Quattro motti avevano guidato la sua vita. Nella giovinezza lo sprezzante incitamento al coraggio di Pompeo al suo equipaggio: navigare necesse est, vivere non necesse.
Una volta in Africa aveva fatta sua l’asserzione, altamente etica, incisa nello stemma dei Finch Hatton: je responderay, ne risponderò.
Diventata scrittrice le piace assumere la leggerezza del nome di una nave affondata al largo dell’Islanda: Porquoi pas? In quel «perché no?» legge un «segnale di sfrenata speranza».
Più in là negli anni, quando comincia a toccare con mano – come aveva scritto in una preveggente lettera al fratello – che la vecchiaia è «il momento nella vita, in cui due scelte sono ancora possibili e poi, l’attimo dopo, solo una è possibile», sceglie come motto un insegnamento dall’ambiguità soavemente zen, preso dalle iscrizioni sulle tre mura di un’antica città inglese. Sulla prima cerchia di mura stava scritto: «Sii audace». Sulla seconda pure. Ma sulla terza: «Non essere troppo audace». Così il monito è: Sii audace. Sii audace. Non essere troppo audace.

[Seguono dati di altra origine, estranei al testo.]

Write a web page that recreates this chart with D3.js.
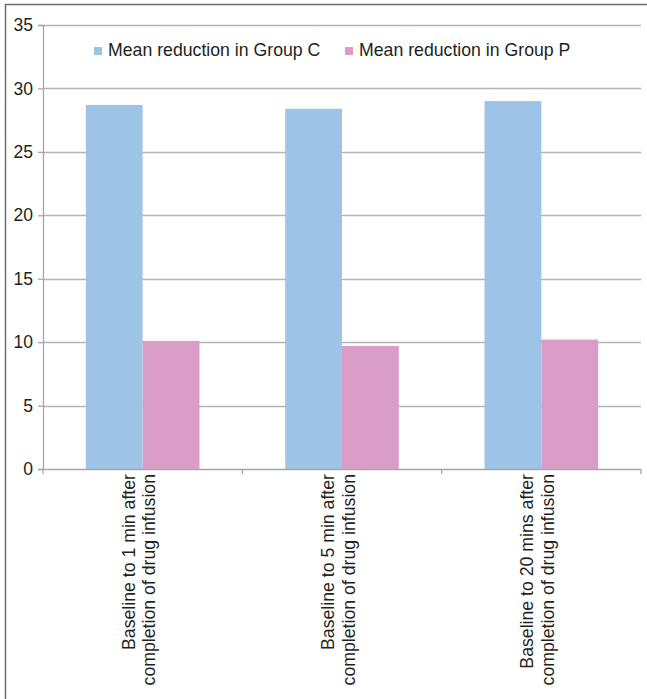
<!DOCTYPE html>
<html>
<head>
<meta charset="utf-8">
<script src="https://cdn.jsdelivr.net/npm/d3@7"></script>
<style>
  html, body { margin: 0; padding: 0; background: #fff; }
  svg { display: block; }
  text { font-family: "Liberation Sans", Arial, sans-serif; fill: #231f20; }
</style>
</head>
<body>
<svg id="chart" width="647" height="699"></svg>
<script>
// Mean reduction at each interval, per group
const categories = [
  ["Baseline to 1 min after", "completion of drug infusion"],
  ["Baseline to 5 min after", "completion of drug infusion"],
  ["Baseline to 20 mins after", "completion of drug infusion"]
];
const seriesNames = ["Mean reduction in Group C", "Mean reduction in Group P"];
const groupC = [28.7, 28.4, 29.0];
const groupP = [10.1, 9.7, 10.2];
const yTicks = [0, 5, 10, 15, 20, 25, 30, 35];
const colors = ["#9dc3e6", "#da9dc8"];

const svg = d3.select("#chart");
const W = 647, H = 699;
const margin = { left: 43, right: 6, top: 25, bottom: 230 };
const plotW = W - margin.left - margin.right;   // 598
const plotBottom = H - margin.bottom;            // 469

// Outer frame (left and top edges)
svg.append("line").attr("x1", 5.5).attr("x2", 5.5).attr("y1", 4).attr("y2", H)
  .attr("stroke", "#6d6d6d").attr("stroke-width", 1.5);
svg.append("line").attr("x1", 5).attr("x2", W).attr("y1", 4.5).attr("y2", 4.5)
  .attr("stroke", "#6d6d6d").attr("stroke-width", 1.5);

const x = d3.scaleBand()
  .domain(d3.range(categories.length))
  .range([margin.left, margin.left + plotW])
  .paddingInner(0).paddingOuter(0);

const y = d3.scaleLinear().domain([0, 35]).range([plotBottom, margin.top]);

// Horizontal gridlines
svg.append("g").selectAll("line").data(yTicks.filter(d => d > 0)).join("line")
  .attr("x1", margin.left).attr("x2", margin.left + plotW)
  .attr("y1", d => Math.round(y(d)) + 0.5).attr("y2", d => Math.round(y(d)) + 0.5)
  .attr("stroke", "#b3b3b3").attr("stroke-width", 1.3);

// Bars: two series side by side inside each category
const barW = x.bandwidth() * 0.285;
const series = [groupC, groupP];
series.forEach((vals, si) => {
  svg.append("g").selectAll("rect").data(vals).join("rect")
    .attr("x", (d, i) => x(i) + x.bandwidth() / 2 - barW + si * barW)
    .attr("width", barW)
    .attr("y", d => y(d))
    .attr("height", d => plotBottom - y(d))
    .attr("fill", colors[si]);
});

// Y axis
const yAxis = d3.axisLeft(y).tickValues(yTicks).tickSize(5).tickPadding(5)
  .tickFormat(d3.format("d"));
const gy = svg.append("g").attr("transform", `translate(${margin.left},0)`).call(yAxis);
gy.select(".domain").attr("stroke", "#a6a6a6").attr("stroke-width", 1.3);
gy.selectAll(".tick line").attr("stroke", "#a6a6a6").attr("stroke-width", 1.3);
gy.selectAll(".tick text").style("font-size", "17.5px").attr("fill", "#231f20")
  .attr("font-family", "Liberation Sans, Arial, sans-serif");

// X axis baseline with ticks at category boundaries
svg.append("line").attr("x1", margin.left).attr("x2", margin.left + plotW)
  .attr("y1", plotBottom + 0.5).attr("y2", plotBottom + 0.5)
  .attr("stroke", "#a6a6a6").attr("stroke-width", 1.3);
const bounds = d3.range(categories.length + 1).map(i => margin.left + i * x.step());
svg.append("g").selectAll("line").data(bounds).join("line")
  .attr("x1", d => d).attr("x2", d => d)
  .attr("y1", plotBottom).attr("y2", plotBottom + 5)
  .attr("stroke", "#a6a6a6").attr("stroke-width", 1.3);

// Rotated two-line category labels
const lab = svg.append("g").selectAll("text").data(categories).join("text")
  .attr("transform", (d, i) => `translate(${x(i) + x.bandwidth() / 2},${plotBottom + 5}) rotate(-90)`)
  .attr("text-anchor", "end")
  .style("font-size", "17.7px");
lab.each(function(d) {
  const t = d3.select(this);
  t.append("tspan").attr("x", 0).attr("y", -8).text(d[0]);
  t.append("tspan").attr("x", 0).attr("y", 12.5).text(d[1]);
});

// Legend
const legendItems = [
  { name: seriesNames[0], color: colors[0], x: 94 },
  { name: seriesNames[1], color: colors[1], x: 345 }
];
const lg = svg.append("g").selectAll("g").data(legendItems).join("g")
  .attr("transform", d => `translate(${d.x},0)`);
lg.append("rect").attr("x", 0).attr("y", 47).attr("width", 8).attr("height", 8)
  .attr("fill", d => d.color);
lg.append("text").attr("x", 14).attr("y", 55.5).style("font-size", "17.7px")
  .text(d => d.name);
</script>
</body>
</html>
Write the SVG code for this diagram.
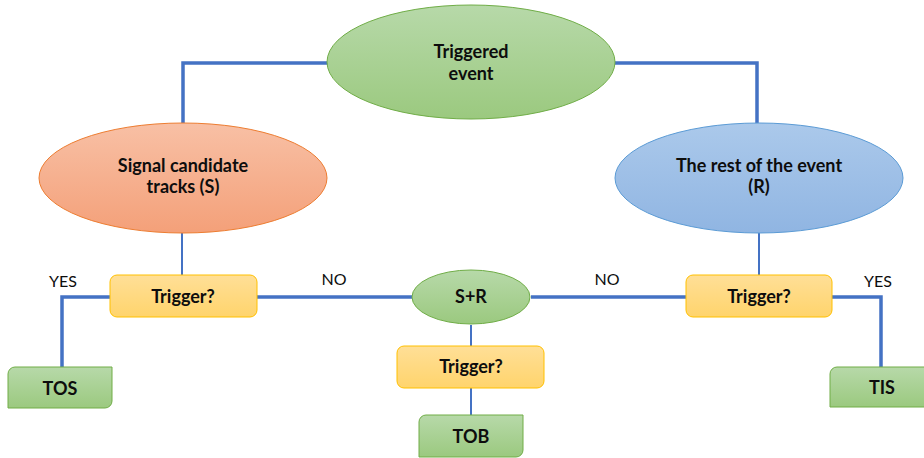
<svg xmlns="http://www.w3.org/2000/svg" width="924" height="458" viewBox="0 0 924 458">
<defs>
<linearGradient id="gG" x1="0" y1="0" x2="0" y2="1"><stop offset="0" stop-color="#b7d9a9"/><stop offset="1" stop-color="#9bc97f"/></linearGradient>
<linearGradient id="gO" x1="0" y1="0" x2="0" y2="1"><stop offset="0" stop-color="#f8c0a5"/><stop offset="1" stop-color="#f4a079"/></linearGradient>
<linearGradient id="gB" x1="0" y1="0" x2="0" y2="1"><stop offset="0" stop-color="#abc9eb"/><stop offset="1" stop-color="#90b5e2"/></linearGradient>
<linearGradient id="gY" x1="0" y1="0" x2="0" y2="1"><stop offset="0" stop-color="#ffdf97"/><stop offset="1" stop-color="#ffd46c"/></linearGradient>
</defs>
<style>
.t{font-family:Lato,"Open Sans","Liberation Sans",sans-serif;font-weight:bold;font-size:18px;fill:#0d0d0d;text-anchor:middle}
.l{font-family:Lato,"Open Sans","Liberation Sans",sans-serif;font-size:16px;fill:#0d0d0d;text-anchor:middle}
.c{fill:none;stroke:#4472c4;stroke-width:3.5}
.c2{fill:none;stroke:#4472c4;stroke-width:2}
.eg{fill:url(#gG);stroke:#70ad47;stroke-width:1}
.eo{fill:url(#gO);stroke:#ed7d31;stroke-width:1}
.eb{fill:url(#gB);stroke:#5b9bd5;stroke-width:1}
.tr{fill:url(#gY);stroke:#ffc000;stroke-width:1}
.rs{fill:url(#gG);stroke:#70ad47;stroke-width:1}
</style>
<g id="connectors">
<path class="c" d="M328 63 H183 V124"/>
<path class="c" d="M615 63 H757 V124"/>
<path class="c2" d="M182 233 V275"/>
<path class="c2" d="M759 233 V275"/>
<path class="c" d="M110 297 H62 V367"/>
<path class="c" d="M832 297 H881 V367"/>
<path class="c" d="M257 297 H412"/>
<path class="c" d="M531 297 H686"/>
<path class="c2" d="M471 325 V346"/>
<path class="c2" d="M471 388 V415"/>
</g>
<g id="labels">
<text class="l" x="63" y="287">YES</text>
<text class="l" x="334" y="285">NO</text>
<text class="l" x="607" y="285">NO</text>
<text class="l" x="878" y="287">YES</text>
</g>
<g id="triggered-event">
<ellipse class="eg" cx="471" cy="62" rx="144" ry="57"/>
<text class="t" x="471" y="58">Triggered</text>
<text class="t" x="471" y="80">event</text>
</g>
<g id="signal">
<ellipse class="eo" cx="183" cy="178" rx="144" ry="55"/>
<text class="t" x="183" y="172">Signal candidate</text>
<text class="t" x="183" y="193">tracks (S)</text>
</g>
<g id="rest">
<ellipse class="eb" cx="759" cy="178" rx="144" ry="55"/>
<text class="t" x="759" y="172">The rest of the event</text>
<text class="t" x="759" y="193">(R)</text>
</g>
<g id="trigger-left">
<rect class="tr" x="110" y="275" width="147" height="42" rx="7"/>
<text class="t" x="183" y="303">Trigger?</text>
</g>
<g id="sr">
<ellipse class="eg" cx="471" cy="297" rx="59" ry="27"/>
<text class="t" x="471" y="303">S+R</text>
</g>
<g id="trigger-right">
<rect class="tr" x="686" y="275" width="146" height="42" rx="7"/>
<text class="t" x="759" y="303">Trigger?</text>
</g>
<g id="trigger-mid">
<rect class="tr" x="397" y="346" width="147" height="42" rx="7"/>
<text class="t" x="471" y="373">Trigger?</text>
</g>
<g id="tos">
<path class="rs" d="M15 367 H112 V401 A7 7 0 0 1 105 408 H8 V374 A7 7 0 0 1 15 367 Z"/>
<text class="t" x="60" y="395">TOS</text>
</g>
<g id="tob">
<path class="rs" d="M426 415 H523 V450 A7 7 0 0 1 516 457 H419 V422 A7 7 0 0 1 426 415 Z"/>
<text class="t" x="471" y="443">TOB</text>
</g>
<g id="tis">
<path class="rs" d="M837 367 H930 V407 H830 V374 A7 7 0 0 1 837 367 Z"/>
<text class="t" x="882" y="394">TIS</text>
</g>
</svg>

Infine alle soglie della morte, le sembra perfetta la scritta, da ripassare sia nel momento del trionfo sia in quello della sconfitta, incisa all’interno dell’anello di un antico imperatore cinese: Anche questo passerà.
Se è vero, come scrisse Hanna Arendt, che «la saggezza è una virtù della vecchiaia, e sembra essere concessa solo a chi, da giovane, non è stato né saggio né prudente», Karen Blixen era predestinata alla saggezza.